Devlet Bahçeli peut savourer, en connaisseur, le travail accompli. A 75 ans, le leader du Parti d’action nationaliste (MHP), la plus grande formation politique d’extrême droite turque, vient d’ouvrir symboliquement en tant que doyen, lundi 22 mai, la nouvelle session de l’Assemblée nationale. Il en est même le président jusqu’à la prochaine élection qui désignera le futur occupant du perchoir. On parle d’ailleurs d’un poste sur mesure pour ce vétéran des Loups gris et de la cause nationaliste. Le Parlement issu des législatives du 14 mai forme en son sein l’hémicycle le plus nationaliste et l’un des plus à droite de l’histoire centenaire de la République turque.
Deux tiers des représentants du peuple à Ankara appartiennent à des partis de droite : la formation au pouvoir, le Parti de la justice et du développement (AKP) du président Recep Tayyip Erdogan, allié au MHP et à deux autres partis, ainsi que le Bon Parti, membre de l’opposition et dirigé par la très nationaliste Meral Aksener, ex-ministre de l’intérieur dans les années 1990, durant la période la plus noire de la répression antikurde dans le Sud-Est, et le Parti de l’avenir de l’ancien premier ministre Ahmet Davutoglu.
Par le jeu des alliances, le fils du redoutable dirigeant d’extrême droite Alparslan Türkes, siège également dans la nouvelle enceinte, tout comme le fils de Necmettin Erbakan, éphémère premier chef de gouvernement islamiste (1996-1997) qui fut aussi le défunt mentor politique de Recep Tayyip Erdogan, et dont la mouvance politique se voulait proche des Frères musulmans.
Même l’AKP a souffert
Comme l’a fait remarquer le journaliste Mehmet Altan, les valeurs de gauche ou de la social-démocratie sont désormais moins représentées au Parlement qu’elles ne l’étaient depuis des décennies. Jamais depuis la fondation de la République en 1923, il n’y a eu autant de parlementaires nationalistes et islamistes. Même l’AKP du président sortant a souffert de cette poussée vers la droite de l’échiquier politique. Le parti a fini avec 35,5 %, soit sept points de moins que lors des législatives de 2018, l’un de ses pires scores depuis sa création en 2001.

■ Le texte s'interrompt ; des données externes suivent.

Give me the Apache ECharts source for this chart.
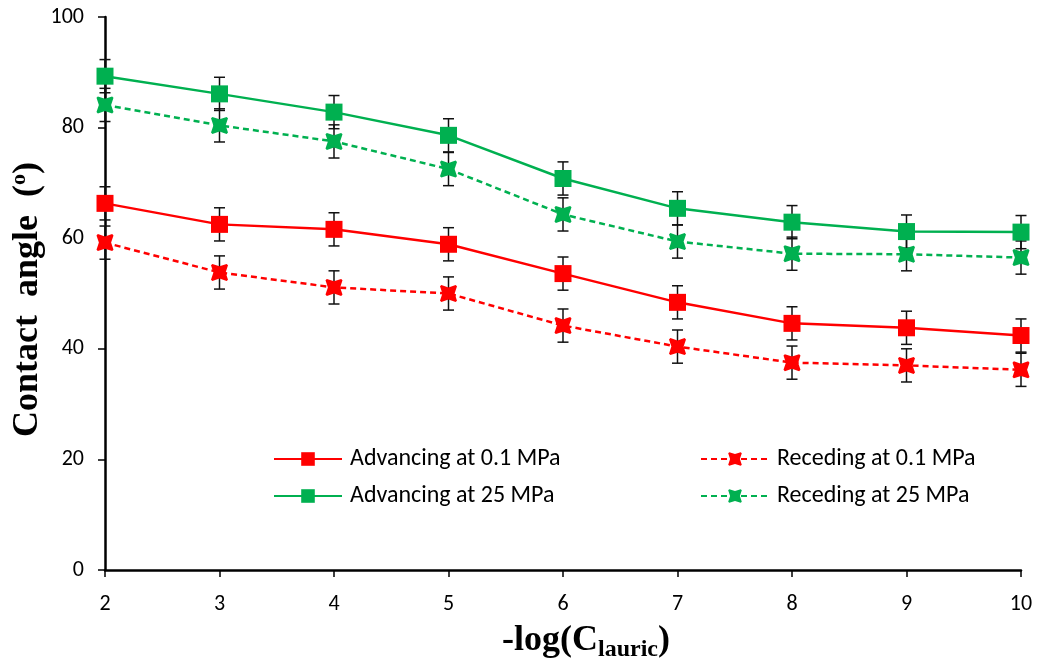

Le détail du vote fait apparaître que la formation d’Erdogan a perdu une partie importante de ses électeurs au profit du MHP. Les électeurs du Bon Parti ont, eux, été un certain nombre aussi à voter à la présidentielle pour l’ex-membre du MHP Sinan Ogan, candidat surprise arrivé en troisième position avec 5,2 % des voix et qui vient d’appeler, lundi, ses électeurs à voter pour le chef de l’Etat.